- Written exercise -
Take the line containing "Convert this diagram to TikZ code.", the line containing "minimum height=67pt] (pT)", and all lines between them, and transcribe them exactly. Leave out pictures.
************
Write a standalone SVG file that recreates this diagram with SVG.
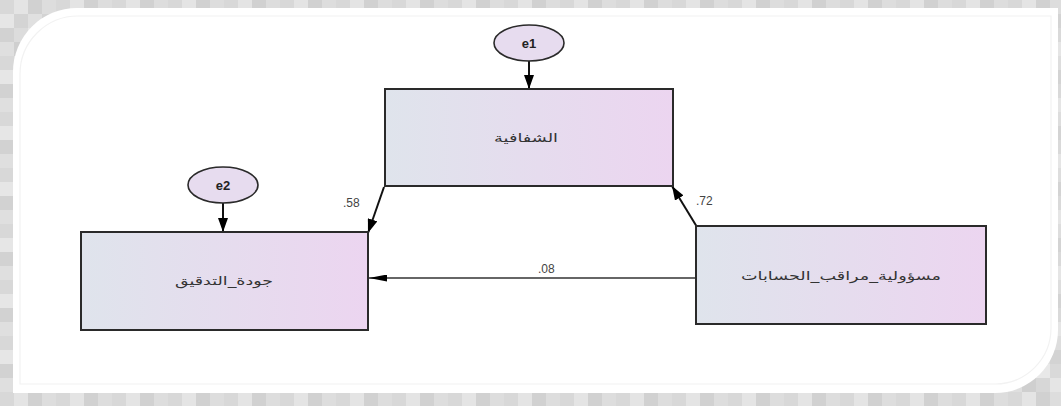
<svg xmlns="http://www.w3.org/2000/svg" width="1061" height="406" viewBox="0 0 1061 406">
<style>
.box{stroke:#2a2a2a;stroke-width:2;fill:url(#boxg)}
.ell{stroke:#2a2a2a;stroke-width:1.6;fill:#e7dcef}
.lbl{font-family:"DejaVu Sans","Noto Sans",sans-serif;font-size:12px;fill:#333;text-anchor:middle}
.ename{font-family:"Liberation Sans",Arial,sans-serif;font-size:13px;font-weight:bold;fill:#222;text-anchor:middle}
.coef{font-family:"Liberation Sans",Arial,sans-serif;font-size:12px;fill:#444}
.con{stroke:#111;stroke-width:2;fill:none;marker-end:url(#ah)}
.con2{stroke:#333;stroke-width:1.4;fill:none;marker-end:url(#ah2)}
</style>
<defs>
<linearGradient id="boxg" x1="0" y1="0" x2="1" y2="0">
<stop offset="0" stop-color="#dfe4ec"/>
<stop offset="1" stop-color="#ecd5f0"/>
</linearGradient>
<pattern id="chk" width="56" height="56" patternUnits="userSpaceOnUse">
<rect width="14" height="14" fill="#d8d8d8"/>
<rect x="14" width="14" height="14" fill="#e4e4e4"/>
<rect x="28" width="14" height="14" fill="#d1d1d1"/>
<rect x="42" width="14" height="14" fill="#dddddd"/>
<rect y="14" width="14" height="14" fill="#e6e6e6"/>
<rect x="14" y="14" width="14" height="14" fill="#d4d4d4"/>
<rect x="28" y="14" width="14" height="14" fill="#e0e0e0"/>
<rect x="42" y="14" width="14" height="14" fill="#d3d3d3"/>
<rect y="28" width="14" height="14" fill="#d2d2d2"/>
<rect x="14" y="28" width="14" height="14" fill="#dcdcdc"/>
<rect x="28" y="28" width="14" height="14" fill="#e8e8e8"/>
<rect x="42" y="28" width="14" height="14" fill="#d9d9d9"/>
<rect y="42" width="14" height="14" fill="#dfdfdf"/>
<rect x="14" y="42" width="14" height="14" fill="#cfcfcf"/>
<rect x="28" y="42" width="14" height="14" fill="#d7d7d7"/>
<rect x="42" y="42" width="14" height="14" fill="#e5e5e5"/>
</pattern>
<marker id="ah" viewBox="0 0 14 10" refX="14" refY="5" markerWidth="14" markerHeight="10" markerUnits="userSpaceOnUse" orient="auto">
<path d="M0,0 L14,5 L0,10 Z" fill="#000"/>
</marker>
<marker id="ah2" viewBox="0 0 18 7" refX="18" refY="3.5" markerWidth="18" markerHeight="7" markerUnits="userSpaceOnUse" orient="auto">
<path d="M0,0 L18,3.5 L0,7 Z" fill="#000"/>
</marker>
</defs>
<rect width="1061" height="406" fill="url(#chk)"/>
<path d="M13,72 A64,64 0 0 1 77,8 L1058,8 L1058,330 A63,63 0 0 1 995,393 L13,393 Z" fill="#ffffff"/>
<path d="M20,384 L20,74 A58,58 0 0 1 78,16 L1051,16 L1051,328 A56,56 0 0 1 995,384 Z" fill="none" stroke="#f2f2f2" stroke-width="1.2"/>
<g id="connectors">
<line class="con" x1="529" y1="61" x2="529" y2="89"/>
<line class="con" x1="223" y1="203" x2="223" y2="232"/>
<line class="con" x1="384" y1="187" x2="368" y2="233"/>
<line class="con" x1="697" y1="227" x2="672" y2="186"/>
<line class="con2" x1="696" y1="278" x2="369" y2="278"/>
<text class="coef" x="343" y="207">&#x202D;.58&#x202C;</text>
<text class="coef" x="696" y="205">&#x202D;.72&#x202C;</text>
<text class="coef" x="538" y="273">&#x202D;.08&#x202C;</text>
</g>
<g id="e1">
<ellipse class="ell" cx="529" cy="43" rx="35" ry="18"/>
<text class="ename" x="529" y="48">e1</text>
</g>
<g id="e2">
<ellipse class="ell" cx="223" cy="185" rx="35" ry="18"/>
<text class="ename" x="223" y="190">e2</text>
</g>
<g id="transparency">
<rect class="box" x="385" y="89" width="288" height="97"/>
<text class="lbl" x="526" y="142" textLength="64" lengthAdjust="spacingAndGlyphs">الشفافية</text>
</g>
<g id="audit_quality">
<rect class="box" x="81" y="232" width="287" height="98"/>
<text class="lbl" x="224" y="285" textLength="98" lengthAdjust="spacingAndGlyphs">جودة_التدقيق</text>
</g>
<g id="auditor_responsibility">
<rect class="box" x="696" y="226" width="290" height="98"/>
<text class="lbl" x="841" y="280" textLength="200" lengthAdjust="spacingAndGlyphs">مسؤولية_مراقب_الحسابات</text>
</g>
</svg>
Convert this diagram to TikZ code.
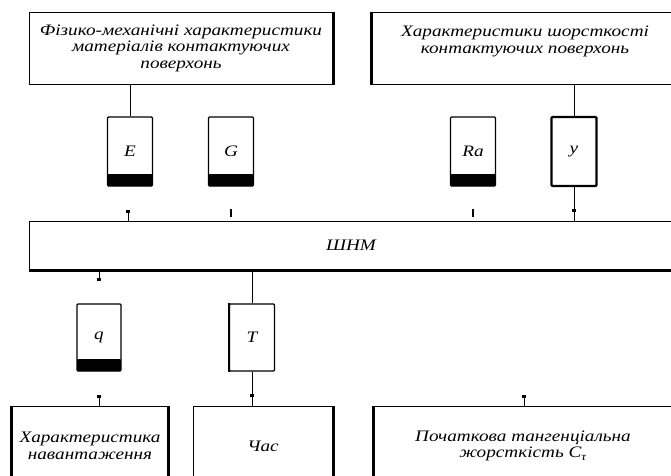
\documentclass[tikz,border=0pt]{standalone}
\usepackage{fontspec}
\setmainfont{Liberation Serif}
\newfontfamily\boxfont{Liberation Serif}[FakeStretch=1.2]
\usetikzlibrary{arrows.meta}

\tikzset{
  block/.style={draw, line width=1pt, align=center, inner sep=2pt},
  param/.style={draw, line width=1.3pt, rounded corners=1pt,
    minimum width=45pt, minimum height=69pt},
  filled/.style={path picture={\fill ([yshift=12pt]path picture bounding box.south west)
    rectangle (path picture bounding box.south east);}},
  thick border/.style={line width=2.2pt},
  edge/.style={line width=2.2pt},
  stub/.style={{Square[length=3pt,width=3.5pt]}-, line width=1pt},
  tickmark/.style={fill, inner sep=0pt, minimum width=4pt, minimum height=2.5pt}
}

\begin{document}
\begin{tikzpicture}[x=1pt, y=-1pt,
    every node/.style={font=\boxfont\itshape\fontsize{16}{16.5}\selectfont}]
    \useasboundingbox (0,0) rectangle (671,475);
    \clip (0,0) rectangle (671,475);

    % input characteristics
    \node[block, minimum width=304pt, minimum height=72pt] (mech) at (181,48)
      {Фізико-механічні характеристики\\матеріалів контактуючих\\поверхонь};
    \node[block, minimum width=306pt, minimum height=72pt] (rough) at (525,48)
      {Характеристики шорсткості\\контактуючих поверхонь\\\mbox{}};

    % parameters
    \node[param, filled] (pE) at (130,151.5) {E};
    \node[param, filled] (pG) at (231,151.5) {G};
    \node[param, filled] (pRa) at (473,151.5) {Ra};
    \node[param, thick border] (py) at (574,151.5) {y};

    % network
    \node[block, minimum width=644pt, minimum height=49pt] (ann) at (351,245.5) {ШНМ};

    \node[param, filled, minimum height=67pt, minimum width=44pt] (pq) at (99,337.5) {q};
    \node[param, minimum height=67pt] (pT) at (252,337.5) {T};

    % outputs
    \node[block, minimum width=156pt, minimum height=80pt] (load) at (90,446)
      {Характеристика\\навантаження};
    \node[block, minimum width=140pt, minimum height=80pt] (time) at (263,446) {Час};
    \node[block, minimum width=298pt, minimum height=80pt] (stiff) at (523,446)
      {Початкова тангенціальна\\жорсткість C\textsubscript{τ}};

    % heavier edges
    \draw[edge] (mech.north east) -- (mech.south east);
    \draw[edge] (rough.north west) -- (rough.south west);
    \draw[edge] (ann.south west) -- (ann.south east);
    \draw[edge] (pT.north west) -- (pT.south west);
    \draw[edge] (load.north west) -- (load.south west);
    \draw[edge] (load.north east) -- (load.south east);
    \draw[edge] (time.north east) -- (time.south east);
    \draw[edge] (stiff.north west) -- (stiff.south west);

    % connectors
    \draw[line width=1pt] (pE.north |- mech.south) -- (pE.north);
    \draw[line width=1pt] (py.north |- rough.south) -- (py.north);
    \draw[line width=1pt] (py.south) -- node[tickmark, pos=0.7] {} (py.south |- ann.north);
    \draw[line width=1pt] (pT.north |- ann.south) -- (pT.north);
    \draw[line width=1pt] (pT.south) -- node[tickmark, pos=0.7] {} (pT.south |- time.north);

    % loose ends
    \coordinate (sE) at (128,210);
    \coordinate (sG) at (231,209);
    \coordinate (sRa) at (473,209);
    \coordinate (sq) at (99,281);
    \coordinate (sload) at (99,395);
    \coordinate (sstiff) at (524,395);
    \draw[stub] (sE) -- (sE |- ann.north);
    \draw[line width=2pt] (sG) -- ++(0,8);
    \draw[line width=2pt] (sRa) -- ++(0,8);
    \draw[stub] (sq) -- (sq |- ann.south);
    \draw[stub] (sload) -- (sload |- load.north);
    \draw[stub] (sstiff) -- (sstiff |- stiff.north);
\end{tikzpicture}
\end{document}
************
- Answer to the task -
Convert this diagram to TikZ code.
\documentclass[tikz,border=0pt]{standalone}
\usepackage{fontspec}
\setmainfont{Liberation Serif}
\newfontfamily\boxfont{Liberation Serif}[FakeStretch=1.2]
\usetikzlibrary{arrows.meta}

\tikzset{
  block/.style={draw, line width=1pt, align=center, inner sep=2pt},
  param/.style={draw, line width=1.3pt, rounded corners=1pt,
    minimum width=45pt, minimum height=69pt},
  filled/.style={path picture={\fill ([yshift=12pt]path picture bounding box.south west)
    rectangle (path picture bounding box.south east);}},
  thick border/.style={line width=2.2pt},
  edge/.style={line width=2.2pt},
  stub/.style={{Square[length=3pt,width=3.5pt]}-, line width=1pt},
  tickmark/.style={fill, inner sep=0pt, minimum width=4pt, minimum height=2.5pt}
}

\begin{document}
\begin{tikzpicture}[x=1pt, y=-1pt,
    every node/.style={font=\boxfont\itshape\fontsize{16}{16.5}\selectfont}]
    \useasboundingbox (0,0) rectangle (671,475);
    \clip (0,0) rectangle (671,475);

    % input characteristics
    \node[block, minimum width=304pt, minimum height=72pt] (mech) at (181,48)
      {Фізико-механічні характеристики\\матеріалів контактуючих\\поверхонь};
    \node[block, minimum width=306pt, minimum height=72pt] (rough) at (525,48)
      {Характеристики шорсткості\\контактуючих поверхонь\\\mbox{}};

    % parameters
    \node[param, filled] (pE) at (130,151.5) {E};
    \node[param, filled] (pG) at (231,151.5) {G};
    \node[param, filled] (pRa) at (473,151.5) {Ra};
    \node[param, thick border] (py) at (574,151.5) {y};

    % network
    \node[block, minimum width=644pt, minimum height=49pt] (ann) at (351,245.5) {ШНМ};

    \node[param, filled, minimum height=67pt, minimum width=44pt] (pq) at (99,337.5) {q};
    \node[param, minimum height=67pt] (pT) at (252,337.5) {T};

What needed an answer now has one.